JOHN STUART MILL.[250]

In 1764, Hume met, at the house of Baron d'Holbach, a party of the most celebrated Frenchmen of that day; and the Scotchman took occasion to introduce a discussion concerning the existence of an atheist, in the strict sense of the word; for his own part, he said, he had never chanced to meet with one. "You have been unfortunate," replied Holbach; "but at the present moment you are sitting at table with seventeen of them."

Whether or not the leading men among the positivists and cosmists of England to-day are prepared to be as frank as the Baron d'Holbach, we shall not venture to say; at all events, John Stuart Mill, to whom they all looked up with the reverence of disciples for the master, has taken care that the world should not remain in doubt concerning his opinions on this subject, which, of all others, is of the deepest interest to man. Among those who in this century have labored most earnestly to propagate an atheistic philosophy, based on the assumption that the human mind is incapable of knowing aught beyond relations, he certainly holds a place of distinction, and, as a representative of what is called scientific atheism, the history of his opinions is worthy of serious attention.

It was known some time before his death that he had written an autobiography; and when it was announced that his step-daughter, Miss Taylor, whom he had made his literary executrix, was about to publish the work, the attention of at least those who take interest in the profounder controversies of the age was awakened.
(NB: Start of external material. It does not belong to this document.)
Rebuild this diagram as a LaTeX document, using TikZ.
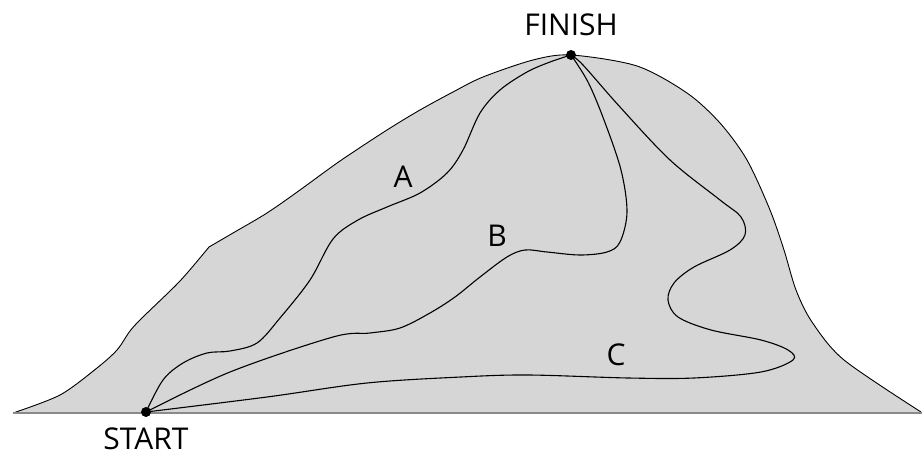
\documentclass[tikz,border=0pt]{standalone}
\usepackage{fontspec}
\setmainfont{Open Sans}
\definecolor{mtgray}{HTML}{D6D6D6}
\definecolor{basegray}{HTML}{8A8A8A}
\begin{document}
\begin{tikzpicture}[x=1pt,y=-1pt,
  outline/.style={draw=black, line width=0.9pt, line join=round},
  route/.style={draw=black, line width=1.1pt, line cap=round, line join=round},
  dotnode/.style={circle, fill=black, inner sep=0pt, minimum size=10pt},
  lbl/.style={font=\fontsize{30}{31}\selectfont, inner sep=0pt}]
\useasboundingbox (0,0) rectangle (922,457);
% mountain fill
\fill[mtgray] plot[smooth,tension=0.5] coordinates {(13,413) (60,395) (97,368) (117,350) (130,331) (143,317) (180,281) (209,247)}
  -- plot[smooth,tension=0.5] coordinates {(209,247) (233,233) (267,213) (300,190) (340,161) (387,130) (420,110) (453,92) (483,77) (533,60) (571,55) (637,66) (687,93) (720,123) (747,160) (770,210) (784,250) (796,290) (812,322) (844,360) (921,412)}
  -- (922,413) -- cycle;
% mountain outline
\draw[outline] plot[smooth,tension=0.5] coordinates {(13,413) (60,395) (97,368) (117,350) (130,331) (143,317) (180,281) (209,247)}
  -- plot[smooth,tension=0.5] coordinates {(209,247) (233,233) (267,213) (300,190) (340,161) (387,130) (420,110) (453,92) (483,77) (533,60) (571,55) (637,66) (687,93) (720,123) (747,160) (770,210) (784,250) (796,290) (812,322) (844,360) (921,412)};
% ground line
\coordinate (gl) at (13,413);
\coordinate (gr) at (922,413);
\draw[basegray, line width=2pt] (gl) -- (gr);
% endpoints
\node[dotnode] (S) at (146,412) {};
\node[dotnode] (F) at (571,55) {};
% routes
\draw[route] plot[smooth,tension=0.55] coordinates {(S) (163,380) (183,363) (207,353) (230,351) (257,343) (280,318) (310,280) (333,239) (358,220) (387,207) (420,193) (447,173) (463,150) (480,113) (500,90) (527,72) (550,62) (F)};
\draw[route] plot[smooth,tension=0.55] coordinates {(S) (230,372) (333,337) (370,333) (400,328) (430,313) (455,297) (480,277) (507,257) (525,250) (547,252) (580,255) (607,252) (620,242) (627,212) (621,170) (604,120) (588,82) (F)};
\draw[route] plot[smooth,tension=0.55] coordinates {(S) (267,397) (367,383) (461,377) (528,375) (628,378) (694,378) (761,372) (793,360) (788,350) (761,340) (711,330) (678,317) (668,300) (674,283) (694,267) (730,250) (745,235) (741,217) (720,200) (670,160) (620,107) (583,65) (F)};
% labels
\node[lbl] (la) at (403,177) {A};
\node[lbl] (lb) at (497,236) {B};
\node[lbl] (lc) at (616,355) {C};
\node[lbl] (lf) at (571,25) {FINISH};
\node[lbl] (ls) at (146,439) {START};
\end{tikzpicture}
\end{document}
As an autobiography, the book has but little merit; though this should not be insisted on, since success in writing of this kind is extremely rare. If it is almost as difficult in any case to write a life well as to spend it well, when one attempts to become the historian of his own life, there is every probability that he will either be ridiculous or uninteresting. Mill, too, it must be conceded, had but poor material at his command. His life was uneventful, uninviting even, in its surroundings; and when the patchwork of his philosophical opinions is taken away, there is little left in it that is not wholly commonplace.

He was born in London, in 1806, and was the eldest son of James Mill, who was a charity student of divinity at the University of Edinburgh, but, becoming disgusted with the doctrines of Presbyterianism, gave up all idea of studying for the ministry, and in a short while renounced Christian faith, and became an avowed atheist, though his atheism was negative; his belief in what is called the relativity of knowledge not justifying him in affirming positively that there is no God, but only in holding that the human mind can never know whether there be a God or not. He, however, did not stop here, but, scandalized by the suffering which is everywhere in the world, forgot his own principles, and maintained that it is absurd to suppose that such a world is the work of an infinitely perfect being, and was rather inclined to accept the Manichean theory of a good and evil principle, struggling against each other for the government of the universe. But of God, as revealed in Christ, he had a hatred as satanical as that of Voltaire.

"I have a hundred times heard him say," writes his son, "that all ages and nations have represented their gods as wicked, in a constantly increasing progression; that mankind have gone on, adding trait after trait, till they reached the most perfect conception of wickedness which the human mind can devise, and have called this God, and prostrated themselves before it. This ne plus ultra of wickedness he considered to be embodied in what is commonly presented to mankind as the creed of Christianity."[251] In other words—for Mill can mean nothing less—he held that the character of Christ, as portrayed in the Gospel, is the highest possible conception of all that is depraved and repulsive; that Christ, instead of being incarnate God, is the essence of wickedness clothed in bodily form; that, compared with him, or at least with the God whom he called his father, Moloch, Astarte, Jupiter, Venus, Mars, and Bacchus are pure divinities; and from the manner in which the son narrates these opinions of his father, he evidently desires that we should infer that they are also his own.

The elder Mill, who seems to have been a natural pedagogue, took the education of his son exclusively into his own hands, and was most careful not to allow him to acquire any impressions contrary to his own sentiments respecting religion. Instead of teaching him to believe that God created the heavens and the earth, he taught him to believe that we can know nothing whatever of the manner in which the world came into existence, and that the question, "Who made you?" is one which cannot be answered, since we possess no authentic information on the subject.

To show, however, his father's conviction of the logical connection between Protestantism and infidelity, he records that he taught him to take the strongest interest in the Reformation, "as the great and decisive contest against priestly tyranny for liberty of thought."